▶ Your instructions:
Quote the listing in full, exactly as given, minus any pictures.
--- start of Collected data ---
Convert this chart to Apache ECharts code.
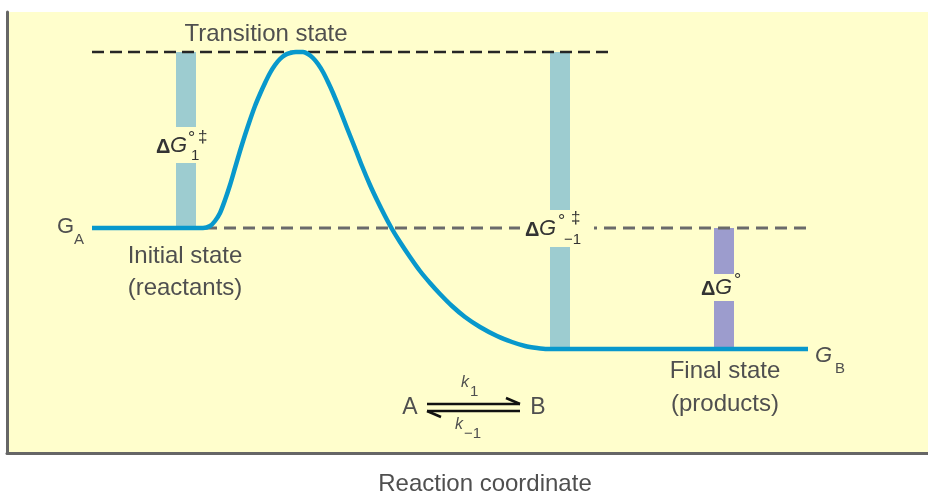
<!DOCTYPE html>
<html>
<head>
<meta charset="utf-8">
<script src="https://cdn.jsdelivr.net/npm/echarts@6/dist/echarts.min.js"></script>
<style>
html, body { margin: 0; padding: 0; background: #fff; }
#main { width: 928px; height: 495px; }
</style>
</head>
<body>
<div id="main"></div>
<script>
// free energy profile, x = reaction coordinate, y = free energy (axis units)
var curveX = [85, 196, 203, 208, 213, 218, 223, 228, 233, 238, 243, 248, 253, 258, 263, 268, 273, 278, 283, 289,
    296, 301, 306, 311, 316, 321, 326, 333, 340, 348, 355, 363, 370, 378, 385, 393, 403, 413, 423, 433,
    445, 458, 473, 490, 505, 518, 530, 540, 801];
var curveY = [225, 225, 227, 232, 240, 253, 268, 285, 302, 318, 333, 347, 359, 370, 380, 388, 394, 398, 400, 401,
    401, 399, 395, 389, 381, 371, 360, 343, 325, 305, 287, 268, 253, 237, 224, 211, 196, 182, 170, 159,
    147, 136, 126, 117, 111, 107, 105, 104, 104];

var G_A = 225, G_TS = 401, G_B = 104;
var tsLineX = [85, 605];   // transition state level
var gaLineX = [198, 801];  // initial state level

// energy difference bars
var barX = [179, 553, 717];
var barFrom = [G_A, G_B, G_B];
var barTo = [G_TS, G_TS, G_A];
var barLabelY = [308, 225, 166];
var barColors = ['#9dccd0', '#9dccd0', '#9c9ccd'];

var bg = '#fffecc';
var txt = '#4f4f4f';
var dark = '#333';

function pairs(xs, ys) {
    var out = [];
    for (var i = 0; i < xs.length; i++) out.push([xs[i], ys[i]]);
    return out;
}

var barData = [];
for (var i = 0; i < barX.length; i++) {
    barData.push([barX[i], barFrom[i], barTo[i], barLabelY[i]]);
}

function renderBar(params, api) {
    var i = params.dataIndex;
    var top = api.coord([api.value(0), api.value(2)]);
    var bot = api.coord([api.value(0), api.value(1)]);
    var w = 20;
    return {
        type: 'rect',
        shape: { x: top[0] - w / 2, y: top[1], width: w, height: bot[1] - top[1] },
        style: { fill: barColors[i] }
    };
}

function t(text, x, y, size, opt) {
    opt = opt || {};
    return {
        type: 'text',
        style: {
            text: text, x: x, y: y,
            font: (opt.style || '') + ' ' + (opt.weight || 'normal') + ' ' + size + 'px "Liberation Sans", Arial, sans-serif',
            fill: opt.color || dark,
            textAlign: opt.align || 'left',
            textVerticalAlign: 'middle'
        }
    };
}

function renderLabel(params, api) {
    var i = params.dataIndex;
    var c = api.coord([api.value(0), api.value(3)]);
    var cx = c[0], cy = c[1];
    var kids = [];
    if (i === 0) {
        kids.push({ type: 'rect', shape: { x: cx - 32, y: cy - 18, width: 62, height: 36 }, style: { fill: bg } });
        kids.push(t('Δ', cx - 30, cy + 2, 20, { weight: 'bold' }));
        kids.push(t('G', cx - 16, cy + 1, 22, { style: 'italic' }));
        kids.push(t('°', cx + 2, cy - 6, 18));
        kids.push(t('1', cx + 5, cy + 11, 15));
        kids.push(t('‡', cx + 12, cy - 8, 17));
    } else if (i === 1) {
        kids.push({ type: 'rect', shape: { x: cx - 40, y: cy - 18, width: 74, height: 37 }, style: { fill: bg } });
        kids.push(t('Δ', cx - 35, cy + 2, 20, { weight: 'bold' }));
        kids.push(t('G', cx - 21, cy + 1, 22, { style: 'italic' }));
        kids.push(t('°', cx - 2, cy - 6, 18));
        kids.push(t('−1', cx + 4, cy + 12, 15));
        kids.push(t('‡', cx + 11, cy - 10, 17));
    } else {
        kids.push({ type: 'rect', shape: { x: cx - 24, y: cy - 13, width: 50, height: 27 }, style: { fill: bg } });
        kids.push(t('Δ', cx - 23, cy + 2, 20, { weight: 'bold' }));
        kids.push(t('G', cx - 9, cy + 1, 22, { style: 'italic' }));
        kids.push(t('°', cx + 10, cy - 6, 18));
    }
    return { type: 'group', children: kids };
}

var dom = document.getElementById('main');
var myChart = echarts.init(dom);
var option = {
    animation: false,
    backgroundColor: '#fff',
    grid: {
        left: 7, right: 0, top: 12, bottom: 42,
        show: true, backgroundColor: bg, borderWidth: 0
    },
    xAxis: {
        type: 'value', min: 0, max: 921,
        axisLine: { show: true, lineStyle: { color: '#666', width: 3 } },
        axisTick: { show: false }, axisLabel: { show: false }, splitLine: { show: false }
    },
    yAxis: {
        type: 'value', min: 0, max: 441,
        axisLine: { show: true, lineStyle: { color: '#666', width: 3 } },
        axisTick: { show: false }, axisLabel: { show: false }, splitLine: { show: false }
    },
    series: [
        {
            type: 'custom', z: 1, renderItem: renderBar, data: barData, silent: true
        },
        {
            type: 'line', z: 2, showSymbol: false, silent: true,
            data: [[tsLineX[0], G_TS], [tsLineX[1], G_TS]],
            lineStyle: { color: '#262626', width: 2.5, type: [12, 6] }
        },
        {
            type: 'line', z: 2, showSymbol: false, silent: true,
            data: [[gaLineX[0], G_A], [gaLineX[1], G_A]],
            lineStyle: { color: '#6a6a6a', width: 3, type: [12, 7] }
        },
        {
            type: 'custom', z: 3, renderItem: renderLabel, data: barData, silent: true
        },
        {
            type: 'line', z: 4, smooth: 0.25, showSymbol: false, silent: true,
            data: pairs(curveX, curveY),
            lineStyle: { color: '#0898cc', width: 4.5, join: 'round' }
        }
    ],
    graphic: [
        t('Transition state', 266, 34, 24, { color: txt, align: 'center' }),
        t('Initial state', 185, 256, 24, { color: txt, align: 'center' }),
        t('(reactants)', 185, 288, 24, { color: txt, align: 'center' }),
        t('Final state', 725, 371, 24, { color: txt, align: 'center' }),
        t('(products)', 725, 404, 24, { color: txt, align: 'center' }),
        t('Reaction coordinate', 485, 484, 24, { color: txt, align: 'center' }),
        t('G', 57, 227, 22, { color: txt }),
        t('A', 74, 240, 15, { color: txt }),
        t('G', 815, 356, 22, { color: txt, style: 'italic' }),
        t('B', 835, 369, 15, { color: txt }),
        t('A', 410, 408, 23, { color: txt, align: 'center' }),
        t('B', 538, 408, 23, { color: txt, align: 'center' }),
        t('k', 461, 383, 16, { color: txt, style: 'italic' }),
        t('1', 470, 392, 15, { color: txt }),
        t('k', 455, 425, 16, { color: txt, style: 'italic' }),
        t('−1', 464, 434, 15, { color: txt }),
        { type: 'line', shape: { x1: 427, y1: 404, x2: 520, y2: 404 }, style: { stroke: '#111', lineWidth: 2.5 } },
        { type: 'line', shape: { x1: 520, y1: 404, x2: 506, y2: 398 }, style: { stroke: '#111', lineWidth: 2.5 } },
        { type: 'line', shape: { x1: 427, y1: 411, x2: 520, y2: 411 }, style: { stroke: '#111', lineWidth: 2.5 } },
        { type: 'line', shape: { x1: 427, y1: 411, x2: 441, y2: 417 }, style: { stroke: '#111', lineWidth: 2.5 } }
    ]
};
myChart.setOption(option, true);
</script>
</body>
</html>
--- end of Collected data ---
▶ Exercise response:
Convert this chart to Apache ECharts code.
<!DOCTYPE html>
<html>
<head>
<meta charset="utf-8">
<script src="https://cdn.jsdelivr.net/npm/echarts@6/dist/echarts.min.js"></script>
<style>
html, body { margin: 0; padding: 0; background: #fff; }
#main { width: 928px; height: 495px; }
</style>
</head>
<body>
<div id="main"></div>
<script>
// free energy profile, x = reaction coordinate, y = free energy (axis units)
var curveX = [85, 196, 203, 208, 213, 218, 223, 228, 233, 238, 243, 248, 253, 258, 263, 268, 273, 278, 283, 289,
    296, 301, 306, 311, 316, 321, 326, 333, 340, 348, 355, 363, 370, 378, 385, 393, 403, 413, 423, 433,
    445, 458, 473, 490, 505, 518, 530, 540, 801];
var curveY = [225, 225, 227, 232, 240, 253, 268, 285, 302, 318, 333, 347, 359, 370, 380, 388, 394, 398, 400, 401,
    401, 399, 395, 389, 381, 371, 360, 343, 325, 305, 287, 268, 253, 237, 224, 211, 196, 182, 170, 159,
    147, 136, 126, 117, 111, 107, 105, 104, 104];

var G_A = 225, G_TS = 401, G_B = 104;
var tsLineX = [85, 605];   // transition state level
var gaLineX = [198, 801];  // initial state level

// energy difference bars
var barX = [179, 553, 717];
var barFrom = [G_A, G_B, G_B];
var barTo = [G_TS, G_TS, G_A];
var barLabelY = [308, 225, 166];
var barColors = ['#9dccd0', '#9dccd0', '#9c9ccd'];

var bg = '#fffecc';
var txt = '#4f4f4f';
var dark = '#333';

function pairs(xs, ys) {
    var out = [];
    for (var i = 0; i < xs.length; i++) out.push([xs[i], ys[i]]);
    return out;
}

var barData = [];
for (var i = 0; i < barX.length; i++) {
    barData.push([barX[i], barFrom[i], barTo[i], barLabelY[i]]);
}

function renderBar(params, api) {
    var i = params.dataIndex;
    var top = api.coord([api.value(0), api.value(2)]);
    var bot = api.coord([api.value(0), api.value(1)]);
    var w = 20;
    return {
        type: 'rect',
        shape: { x: top[0] - w / 2, y: top[1], width: w, height: bot[1] - top[1] },
        style: { fill: barColors[i] }
    };
}

function t(text, x, y, size, opt) {
    opt = opt || {};
    return {
        type: 'text',
        style: {
            text: text, x: x, y: y,
            font: (opt.style || '') + ' ' + (opt.weight || 'normal') + ' ' + size + 'px "Liberation Sans", Arial, sans-serif',
            fill: opt.color || dark,
            textAlign: opt.align || 'left',
            textVerticalAlign: 'middle'
        }
    };
}

function renderLabel(params, api) {
    var i = params.dataIndex;
    var c = api.coord([api.value(0), api.value(3)]);
    var cx = c[0], cy = c[1];
    var kids = [];
    if (i === 0) {
        kids.push({ type: 'rect', shape: { x: cx - 32, y: cy - 18, width: 62, height: 36 }, style: { fill: bg } });
        kids.push(t('Δ', cx - 30, cy + 2, 20, { weight: 'bold' }));
        kids.push(t('G', cx - 16, cy + 1, 22, { style: 'italic' }));
        kids.push(t('°', cx + 2, cy - 6, 18));
        kids.push(t('1', cx + 5, cy + 11, 15));
        kids.push(t('‡', cx + 12, cy - 8, 17));
    } else if (i === 1) {
        kids.push({ type: 'rect', shape: { x: cx - 40, y: cy - 18, width: 74, height: 37 }, style: { fill: bg } });
        kids.push(t('Δ', cx - 35, cy + 2, 20, { weight: 'bold' }));
        kids.push(t('G', cx - 21, cy + 1, 22, { style: 'italic' }));
        kids.push(t('°', cx - 2, cy - 6, 18));
        kids.push(t('−1', cx + 4, cy + 12, 15));
        kids.push(t('‡', cx + 11, cy - 10, 17));
    } else {
        kids.push({ type: 'rect', shape: { x: cx - 24, y: cy - 13, width: 50, height: 27 }, style: { fill: bg } });
        kids.push(t('Δ', cx - 23, cy + 2, 20, { weight: 'bold' }));
        kids.push(t('G', cx - 9, cy + 1, 22, { style: 'italic' }));
        kids.push(t('°', cx + 10, cy - 6, 18));
    }
    return { type: 'group', children: kids };
}

var dom = document.getElementById('main');
var myChart = echarts.init(dom);
var option = {
    animation: false,
    backgroundColor: '#fff',
    grid: {
        left: 7, right: 0, top: 12, bottom: 42,
        show: true, backgroundColor: bg, borderWidth: 0
    },
    xAxis: {
        type: 'value', min: 0, max: 921,
        axisLine: { show: true, lineStyle: { color: '#666', width: 3 } },
        axisTick: { show: false }, axisLabel: { show: false }, splitLine: { show: false }
    },
    yAxis: {
        type: 'value', min: 0, max: 441,
        axisLine: { show: true, lineStyle: { color: '#666', width: 3 } },
        axisTick: { show: false }, axisLabel: { show: false }, splitLine: { show: false }
    },
    series: [
        {
            type: 'custom', z: 1, renderItem: renderBar, data: barData, silent: true
        },
        {
            type: 'line', z: 2, showSymbol: false, silent: true,
            data: [[tsLineX[0], G_TS], [tsLineX[1], G_TS]],
            lineStyle: { color: '#262626', width: 2.5, type: [12, 6] }
        },
        {
            type: 'line', z: 2, showSymbol: false, silent: true,
            data: [[gaLineX[0], G_A], [gaLineX[1], G_A]],
            lineStyle: { color: '#6a6a6a', width: 3, type: [12, 7] }
        },
        {
            type: 'custom', z: 3, renderItem: renderLabel, data: barData, silent: true
        },
        {
            type: 'line', z: 4, smooth: 0.25, showSymbol: false, silent: true,
            data: pairs(curveX, curveY),
            lineStyle: { color: '#0898cc', width: 4.5, join: 'round' }
        }
    ],
    graphic: [
        t('Transition state', 266, 34, 24, { color: txt, align: 'center' }),
        t('Initial state', 185, 256, 24, { color: txt, align: 'center' }),
        t('(reactants)', 185, 288, 24, { color: txt, align: 'center' }),
        t('Final state', 725, 371, 24, { color: txt, align: 'center' }),
        t('(products)', 725, 404, 24, { color: txt, align: 'center' }),
        t('Reaction coordinate', 485, 484, 24, { color: txt, align: 'center' }),
        t('G', 57, 227, 22, { color: txt }),
        t('A', 74, 240, 15, { color: txt }),
        t('G', 815, 356, 22, { color: txt, style: 'italic' }),
        t('B', 835, 369, 15, { color: txt }),
        t('A', 410, 408, 23, { color: txt, align: 'center' }),
        t('B', 538, 408, 23, { color: txt, align: 'center' }),
        t('k', 461, 383, 16, { color: txt, style: 'italic' }),
        t('1', 470, 392, 15, { color: txt }),
        t('k', 455, 425, 16, { color: txt, style: 'italic' }),
        t('−1', 464, 434, 15, { color: txt }),
        { type: 'line', shape: { x1: 427, y1: 404, x2: 520, y2: 404 }, style: { stroke: '#111', lineWidth: 2.5 } },
        { type: 'line', shape: { x1: 520, y1: 404, x2: 506, y2: 398 }, style: { stroke: '#111', lineWidth: 2.5 } },
        { type: 'line', shape: { x1: 427, y1: 411, x2: 520, y2: 411 }, style: { stroke: '#111', lineWidth: 2.5 } },
        { type: 'line', shape: { x1: 427, y1: 411, x2: 441, y2: 417 }, style: { stroke: '#111', lineWidth: 2.5 } }
    ]
};
myChart.setOption(option, true);
</script>
</body>
</html>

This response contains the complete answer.